What is being asked:
Take every line from the first down to the line with "-0.127, -0.094, 0.12];" and set it down exactly, without the pictures.

Collected data:
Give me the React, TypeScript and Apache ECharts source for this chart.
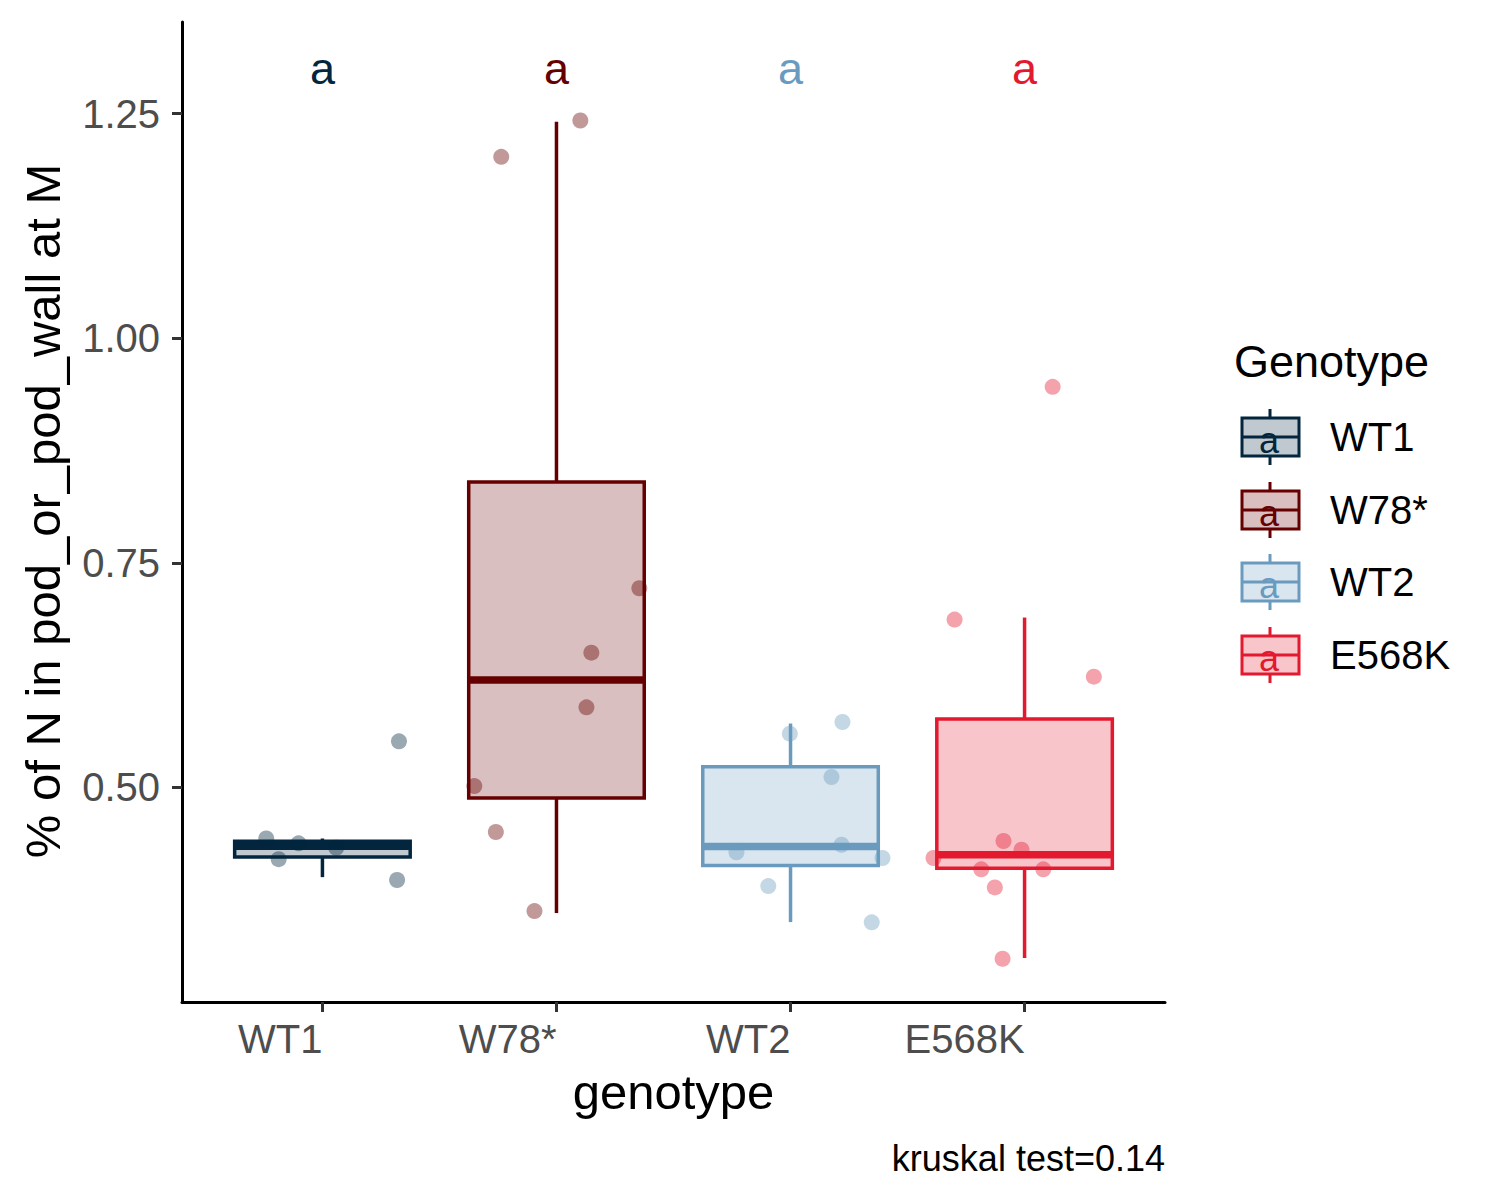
import React, { useEffect, useRef } from "react";
import * as echarts from "echarts";

const FONT = "'Liberation Sans', Arial, Helvetica, sans-serif";

const categories = ["WT1", "W78*", "WT2", "E568K"];
const colors = ["#03263E", "#660000", "#6A9BBF", "#E3192F"];
const fills = ["rgba(3,38,62,0.25)", "rgba(102,0,0,0.25)", "rgba(106,155,191,0.25)", "rgba(227,25,47,0.25)"];
const pointColors = ["rgba(3,38,62,0.5)", "rgba(102,0,0,0.5)", "rgba(106,155,191,0.5)", "rgba(227,25,47,0.5)"];

// box statistics (whisker low, Q1, median, Q3, whisker high)
const boxMin = [0.4, 0.36, 0.35, 0.31];
const boxQ1 = [0.4224, 0.488, 0.413, 0.41];
const boxMedian = [0.4345, 0.6195, 0.434, 0.425];
const boxQ3 = [0.44, 0.84, 0.523, 0.576];
const boxMax = [0.443, 1.241, 0.571, 0.689];

// jittered observations (value, horizontal jitter in category units)
const wt1Values = [0.443, 0.42, 0.4376, 0.4327, 0.5512, 0.3968];
const wt1Jitter = [-0.24, -0.187, -0.102, 0.059, 0.327, 0.319];
const w78Values = [1.2423, 1.2019, 0.7216, 0.6499, 0.589, 0.5014, 0.4502, 0.3622];
const w78Jitter = [0.102, -0.236, 0.354, 0.149, 0.128, -0.351, -0.259, -0.094];
const wt2Values = [0.5597, 0.5727, 0.5115, 0.4361, 0.4276, 0.4213, 0.39, 0.3497];
const wt2Jitter = [-0.003, 0.222, 0.175, 0.218, -0.231, 0.393, -0.095, 0.347];
const e568kValues = [0.6867, 0.6232, 0.4402, 0.4305, 0.4213, 0.4087, 0.4087, 0.3886, 0.3091, 0.9458];
const e568kJitter = [-0.299, 0.296, -0.09, -0.013, -0.389, -0.185, 0.08, -0.127, -0.094, 0.12];

const groupValues = [wt1Values, w78Values, wt2Values, e568kValues];
const groupJitter = [wt1Jitter, w78Jitter, wt2Jitter, e568kJitter];

const letters = ["a", "a", "a", "a"];
const letterY = 1.3;
const yTicks = [0.5, 0.75, 1.0, 1.25];
const xTicks = [1, 2, 3, 4];
const yMin = 0.261;
const yMax = 1.352;

export default function App() {
  const ref = useRef<HTMLDivElement>(null);
  useEffect(() => {
    document.body.style.margin = "0";
    const chart = echarts.init(ref.current!, null, { renderer: "svg" });

    const boxData = categories.map((_, i) => [i + 1, boxMin[i], boxQ1[i], boxMedian[i], boxQ3[i], boxMax[i]]);
    const pointData: any[] = [];
    groupValues.forEach((vals, g) => {
      vals.forEach((v, k) => {
        pointData.push({ value: [g + 1 + groupJitter[g][k], v], itemStyle: { color: pointColors[g] } });
      });
    });
    const letterData = categories.map((_, i) => [i + 1, letterY]);

    const legendItems: any[] = [];
    const keyCenters = [437, 510, 582, 655];
    categories.forEach((name, i) => {
      const cy = keyCenters[i];
      legendItems.push(
        { type: "line", shape: { x1: 1270, y1: cy - 28, x2: 1270, y2: cy - 19 }, style: { stroke: colors[i], lineWidth: 3 } },
        { type: "line", shape: { x1: 1270, y1: cy + 19, x2: 1270, y2: cy + 28 }, style: { stroke: colors[i], lineWidth: 3 } },
        { type: "rect", shape: { x: 1242, y: cy - 19, width: 57, height: 38 }, style: { fill: fills[i], stroke: colors[i], lineWidth: 3 } },
        { type: "line", shape: { x1: 1242, y1: cy, x2: 1299, y2: cy }, style: { stroke: colors[i], lineWidth: 3 } },
        { type: "text", x: 1269, y: cy + 3, style: { text: letters[i], fill: colors[i], fontSize: 36, fontFamily: FONT, align: "center", verticalAlign: "middle" } },
        { type: "text", x: 1330, y: cy, style: { text: name, fill: "#000", fontSize: 40, fontFamily: FONT, align: "left", verticalAlign: "middle" } }
      );
    });

    chart.setOption({
      animation: false,
      backgroundColor: "#fff",
      textStyle: { fontFamily: FONT },
      grid: { left: 182, top: 22, width: 983, height: 980, containLabel: false },
      xAxis: {
        type: "value",
        min: 0.4,
        max: 4.6,
        axisLine: { show: true, onZero: false, lineStyle: { color: "#000", width: 3 } },
        axisTick: { show: true, customValues: xTicks, length: 10, lineStyle: { color: "#333", width: 3 } },
        axisLabel: {
          customValues: xTicks,
          formatter: (v: number) => categories[Math.round(v) - 1] || "",
          align: "right",
          verticalAlign: "middle",
          margin: 37,
          fontSize: 40,
          color: "#4D4D4D",
          fontFamily: FONT,
        },
        splitLine: { show: false },
      },
      yAxis: {
        type: "value",
        min: yMin,
        max: yMax,
        axisLine: { show: true, onZero: false, lineStyle: { color: "#000", width: 3 } },
        axisTick: { show: true, customValues: yTicks, length: 10, lineStyle: { color: "#333", width: 3 } },
        axisLabel: {
          customValues: yTicks,
          formatter: (v: number) => v.toFixed(2),
          fontSize: 40,
          color: "#4D4D4D",
          margin: 22,
          fontFamily: FONT,
        },
        splitLine: { show: false },
      },
      series: [
        {
          type: "custom",
          clip: false,
          data: boxData,
          renderItem: (params: any, api: any) => {
            const i = params.dataIndex;
            const x = api.value(0);
            const w = api.size([0.75, 0])[0];
            const pMin = api.coord([x, api.value(1)]);
            const pQ1 = api.coord([x, api.value(2)]);
            const pMed = api.coord([x, api.value(3)]);
            const pQ3 = api.coord([x, api.value(4)]);
            const pMax = api.coord([x, api.value(5)]);
            const cx = pMed[0];
            const left = cx - w / 2;
            const c = colors[i];
            return {
              type: "group",
              children: [
                { type: "line", shape: { x1: cx, y1: pQ3[1], x2: cx, y2: pMax[1] }, style: { stroke: c, lineWidth: 3.5 } },
                { type: "line", shape: { x1: cx, y1: pQ1[1], x2: cx, y2: pMin[1] }, style: { stroke: c, lineWidth: 3.5 } },
                { type: "rect", shape: { x: left, y: pQ3[1], width: w, height: pQ1[1] - pQ3[1] }, style: { fill: fills[i], stroke: c, lineWidth: 3.5 } },
                { type: "line", shape: { x1: left, y1: pMed[1], x2: left + w, y2: pMed[1] }, style: { stroke: c, lineWidth: 7.5 } },
              ],
            };
          },
          z: 2,
        },
        {
          type: "scatter",
          data: pointData,
          symbolSize: 16,
          z: 3,
        },
        {
          type: "custom",
          clip: false,
          data: letterData,
          renderItem: (params: any, api: any) => {
            const p = api.coord([api.value(0), api.value(1)]);
            return {
              type: "text",
              x: p[0],
              y: p[1],
              style: { text: letters[params.dataIndex], fill: colors[params.dataIndex], fontSize: 45, fontFamily: FONT, align: "center", verticalAlign: "middle" },
            };
          },
          z: 4,
        },
      ],
      graphic: [
        { type: "text", x: 43, y: 511, rotation: Math.PI / 2, style: { text: "% of N in pod_or_pod_wall at M", fill: "#000", fontSize: 49, fontFamily: FONT, align: "center", verticalAlign: "middle" } },
        { type: "text", x: 673.5, y: 1092, style: { text: "genotype", fill: "#000", fontSize: 49, fontFamily: FONT, align: "center", verticalAlign: "middle" } },
        { type: "text", x: 1165, y: 1158, style: { text: "kruskal test=0.14", fill: "#000", fontSize: 36, fontFamily: FONT, align: "right", verticalAlign: "middle" } },
        { type: "text", x: 1234, y: 361, style: { text: "Genotype", fill: "#000", fontSize: 45, fontFamily: FONT, align: "left", verticalAlign: "middle" } },
        ...legendItems,
      ],
    });
    return () => chart.dispose();
  }, []);
  return <div ref={ref} style={{ width: 1500, height: 1200 }} />;
}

Exercise output:
Give me the React, TypeScript and Apache ECharts source for this chart.
import React, { useEffect, useRef } from "react";
import * as echarts from "echarts";

const FONT = "'Liberation Sans', Arial, Helvetica, sans-serif";

const categories = ["WT1", "W78*", "WT2", "E568K"];
const colors = ["#03263E", "#660000", "#6A9BBF", "#E3192F"];
const fills = ["rgba(3,38,62,0.25)", "rgba(102,0,0,0.25)", "rgba(106,155,191,0.25)", "rgba(227,25,47,0.25)"];
const pointColors = ["rgba(3,38,62,0.5)", "rgba(102,0,0,0.5)", "rgba(106,155,191,0.5)", "rgba(227,25,47,0.5)"];

// box statistics (whisker low, Q1, median, Q3, whisker high)
const boxMin = [0.4, 0.36, 0.35, 0.31];
const boxQ1 = [0.4224, 0.488, 0.413, 0.41];
const boxMedian = [0.4345, 0.6195, 0.434, 0.425];
const boxQ3 = [0.44, 0.84, 0.523, 0.576];
const boxMax = [0.443, 1.241, 0.571, 0.689];

// jittered observations (value, horizontal jitter in category units)
const wt1Values = [0.443, 0.42, 0.4376, 0.4327, 0.5512, 0.3968];
const wt1Jitter = [-0.24, -0.187, -0.102, 0.059, 0.327, 0.319];
const w78Values = [1.2423, 1.2019, 0.7216, 0.6499, 0.589, 0.5014, 0.4502, 0.3622];
const w78Jitter = [0.102, -0.236, 0.354, 0.149, 0.128, -0.351, -0.259, -0.094];
const wt2Values = [0.5597, 0.5727, 0.5115, 0.4361, 0.4276, 0.4213, 0.39, 0.3497];
const wt2Jitter = [-0.003, 0.222, 0.175, 0.218, -0.231, 0.393, -0.095, 0.347];
const e568kValues = [0.6867, 0.6232, 0.4402, 0.4305, 0.4213, 0.4087, 0.4087, 0.3886, 0.3091, 0.9458];
const e568kJitter = [-0.299, 0.296, -0.09, -0.013, -0.389, -0.185, 0.08, -0.127, -0.094, 0.12];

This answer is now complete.